### To be done
Pictures stay out. Extract the lines below from the first one through the line with "18, 19, 20]", both included.

### Recorded information
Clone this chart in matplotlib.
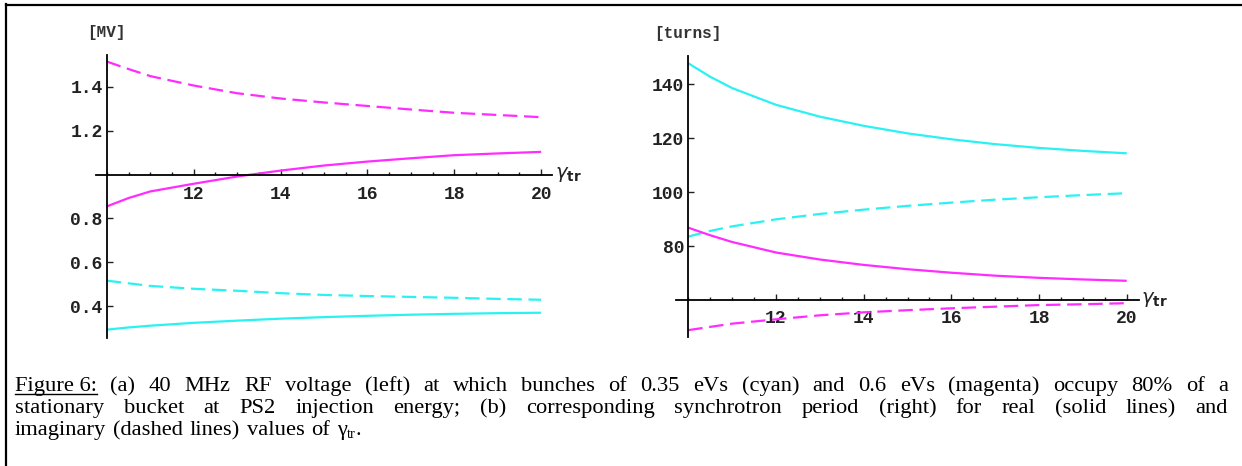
import matplotlib
matplotlib.use('Agg')
import matplotlib.pyplot as plt
from matplotlib.lines import Line2D
from matplotlib.ticker import MultipleLocator, FixedLocator

# gamma_tr values
gamma = [10, 10.5, 11, 12, 13, 14, 15, 16, 17, 18, 19, 20]

# (a) RF voltage [MV]
v_cyan_real = [0.294, 0.304, 0.312, 0.325, 0.335, 0.344, 0.351, 0.357, 0.362, 0.366, 0.369, 0.371]
v_cyan_imag = [0.517, 0.505, 0.493, 0.480, 0.471, 0.460, 0.452, 0.447, 0.443, 0.439, 0.434, 0.430]
v_mag_real = [0.855, 0.893, 0.923, 0.958, 0.991, 1.018, 1.041, 1.059, 1.074, 1.088, 1.096, 1.103]
v_mag_imag = [1.514, 1.480, 1.448, 1.405, 1.370, 1.346, 1.328, 1.312, 1.296, 1.281, 1.271, 1.261]

# (b) synchrotron period [turns]
t_cyan_real = [147.8, 142.8, 138.6, 132.4, 128.0, 124.6, 121.8, 119.6, 117.8, 116.4, 115.3, 114.4]
t_cyan_imag = [83.5, 85.6, 87.3, 89.9, 91.9, 93.5, 94.9, 96.1, 97.2, 98.1, 98.9, 99.6]
t_mag_real = [86.8, 84.0, 81.5, 77.6, 75.0, 73.0, 71.4, 70.1, 69.0, 68.2, 67.6, 67.1]
t_mag_imag = [48.8, 50.0, 51.2, 52.8, 54.3, 55.4, 56.2, 56.9, 57.5, 58.1, 58.4, 58.8]

v_ticks = [0.4, 0.6, 0.8, 1.2, 1.4]
t_ticks = [80, 100, 120, 140]
x_ticks = [12, 14, 16, 18, 20]

CYAN = '#2af2f2'
MAGENTA = '#ff2cff'
MONO = 'Liberation Mono'

W, H = 1242, 466
fig = plt.figure(figsize=(W / 100, H / 100), dpi=100)


def px_axes(x0, x1, ytop, ybot):
    return fig.add_axes([x0 / W, 1 - ybot / H, (x1 - x0) / W, (ybot - ytop) / H])


def style_axes(ax, xlim, ylim, origin_y, yticks, unit, xpad):
    ax.set_xlim(*xlim)
    ax.set_ylim(*ylim)
    for s in ['top', 'right']:
        ax.spines[s].set_visible(False)
    ax.spines['left'].set_position(('data', 10))
    ax.spines['bottom'].set_position(('data', origin_y))
    for s in ['left', 'bottom']:
        ax.spines[s].set_linewidth(1.3)
    ax.xaxis.set_major_locator(FixedLocator(x_ticks))
    ax.xaxis.set_minor_locator(MultipleLocator(0.5))
    ax.yaxis.set_major_locator(FixedLocator(yticks))
    ax.yaxis.set_minor_locator(FixedLocator([]))
    ax.tick_params(axis='both', which='both', direction='in', width=1.0, colors='#222222')
    ax.tick_params(axis='both', which='major', length=4.5)
    ax.tick_params(axis='both', which='minor', length=2.5)
    ax.tick_params(axis='x', pad=xpad)
    ax.tick_params(axis='y', pad=3)
    for lab in ax.get_xticklabels() + ax.get_yticklabels():
        lab.set_fontfamily(MONO)
        lab.set_fontsize(13)
        lab.set_fontweight('bold')
        lab.set_color('#222222')
    ax.patch.set_visible(False)
    ax.text(20.33, origin_y, r'$\gamma_{\mathbf{tr}}$', fontsize=14, ha='left', va='center',
            color='#222222')
    ax.text(10, 1.08, unit, transform=ax.get_xaxis_transform(), ha='center', va='center',
            fontfamily=MONO, fontsize=11.5, fontweight='bold', color='#333333')


def draw(ax, real, imag, color):
    ax.plot(gamma, real, color=color, lw=1.6, solid_capstyle='butt', clip_on=False)
    l, = ax.plot(gamma, imag, color=color, lw=1.6, clip_on=False)
    l.set_dashes((6.5, 3.0))


# left panel
ax1 = px_axes(96, 552, 55, 338)
draw(ax1, v_mag_real, v_mag_imag, MAGENTA)
draw(ax1, v_cyan_real, v_cyan_imag, CYAN)
style_axes(ax1, (9.75, 20.25), (0.256, 1.544), 1.0, v_ticks, '[MV]', 8)
ax1.yaxis.set_major_formatter(plt.FuncFormatter(lambda v, p: f'{v:.1f}'))

# right panel
ax2 = px_axes(676, 1139, 56, 337)
draw(ax2, t_cyan_real, t_cyan_imag, CYAN)
draw(ax2, t_mag_real, t_mag_imag, MAGENTA)
style_axes(ax2, (9.72, 20.28), (46.25, 150.5), 60, t_ticks, '[turns]', 7)

# frame lines around the figure box
fig.add_artist(Line2D([5.5 / W, 5.5 / W], [0, 1 - 4 / H], color='black', lw=1.6))
fig.add_artist(Line2D([5.5 / W, 1], [1 - 4.5 / H, 1 - 4.5 / H], color='black', lw=1.6))

# caption, justified like the original document
SERIF = 'Liberation Serif'
x_left, x_right = 15, 1228
line1 = ['Figure 6:', '(a)', '40', 'MHz', 'RF', 'voltage', '(left)', 'at', 'which', 'bunches', 'of',
         '0.35', 'eVs', '(cyan)', 'and', '0.6', 'eVs', '(magenta)', 'occupy', '80%', 'of', 'a']
line2 = ['stationary', 'bucket', 'at', 'PS2', 'injection', 'energy;', '(b)', 'corresponding',
         'synchrotron', 'period', '(right)', 'for', 'real', '(solid', 'lines)', 'and']
line3 = ['imaginary', '(dashed', 'lines)', 'values', 'of', 'γ']
baselines = [391, 413, 435]

renderer = fig.canvas.get_renderer()

# caption size: a bit under what would fill the first line with plain spaces
probe = fig.text(0, 0, ' '.join(line1) + ' ', fontfamily=SERIF, fontsize=10)
CAP_SIZE = 0.87 * 10 * (x_right - x_left) / probe.get_window_extent(renderer).width
probe.remove()
space = CAP_SIZE * 100 / 72 * 0.3


def put_words(words, y, justify):
    texts = [fig.text(0, 1 - y / H, w, fontfamily=SERIF, fontsize=CAP_SIZE, va='baseline')
             for w in words]
    widths = [t.get_window_extent(renderer).width for t in texts]
    if justify:
        gap = (x_right - x_left - sum(widths)) / (len(words) - 1)
    else:
        gap = space
    x = x_left
    for t, w in zip(texts, widths):
        t.set_x(x / W)
        x += w + gap
    return texts, widths, x - gap


t1, w1, _ = put_words(line1, baselines[0], True)
# underline "Figure 6:"
fig.add_artist(Line2D([x_left / W, (x_left + w1[0]) / W],
                      [1 - (baselines[0] + 3) / H, 1 - (baselines[0] + 3) / H], color='black', lw=1.0))
put_words(line2, baselines[1], True)
t3, w3, x_end = put_words(line3, baselines[2], False)
sub = fig.text(x_end / W, 1 - (baselines[2] + 3) / H, 'tr', fontfamily=SERIF,
               fontsize=CAP_SIZE * 0.65, va='baseline')
sw = sub.get_window_extent(renderer).width
fig.text((x_end + sw) / W, 1 - baselines[2] / H, '.', fontfamily=SERIF, fontsize=CAP_SIZE,
         va='baseline')

fig.savefig('out.png', dpi=100)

### Exercise response
Clone this chart in matplotlib.
import matplotlib
matplotlib.use('Agg')
import matplotlib.pyplot as plt
from matplotlib.lines import Line2D
from matplotlib.ticker import MultipleLocator, FixedLocator

# gamma_tr values
gamma = [10, 10.5, 11, 12, 13, 14, 15, 16, 17, 18, 19, 20]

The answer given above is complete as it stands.